Il est nécessaire, aujourd'hui, de trouver des réponses pour des dizaines de milliers d'enfants pour lesquels l'orientation par les CDES, les commissions départementales de l'éducation spéciale, n'a pu aboutir. Aucun enfant ne doit rester sans solution. Monsieur le sénateur, je reviens d'un voyage éclair en Suède, au cours duquel j'ai visité un certain nombre d'établissements et observé les réponses qui étaient apportées au problème.
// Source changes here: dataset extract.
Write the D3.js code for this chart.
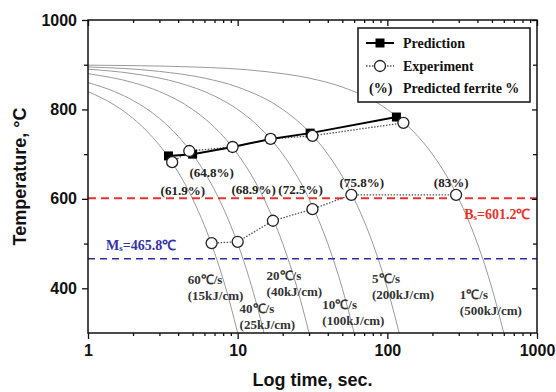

En matière d'intégration scolaire, notamment, l'exemple de la Suède est très probant, et je compte m'en inspirer dans le projet de loi qui vous sera soumis prochainement.
Les instructions qui seront bientôt données aux DDASS pour la mise en oeuvre de la loi de financement de la sécurité sociale confirmeront les orientations que je viens de vous présenter.
M. le président. La parole est à M. Georges Mouly.
M. Georges Mouly. Madame la secrétaire d'Etat, je vous remercie de cette réponse détaillée, qui mérite d'être examinée attentivement. Les chiffres dont vous avez fait état révèlent le caractère concret de vos engagements.
J'ai noté que le secrétariat d'Etat aux personnes handicapées et le ministère de la recherche, de l'éducation nationale et de la jeunesse travaillent en parfaite coordination, mais le contraire m'aurait surpris. Qui ne pourrait souscrire à l'idée essentielle que sont les projets individualisés, allant jusqu'à l'insertion professionnelle ? Vous avez mentionné le point de vue du Président de la République. Elu de son département, je puis attester de la réalité profonde de cet engagement.
En cette période de voeux, permettez-moi, madame la secrétaire d'Etat, de vous souhaiter un plein succès dans l'exercice de vos lourdes responsabilités. Il s'agit d'un immense chantier. Pour le mener à bon port, vous pouvez compter sur le soutien de chacun d'entre nous.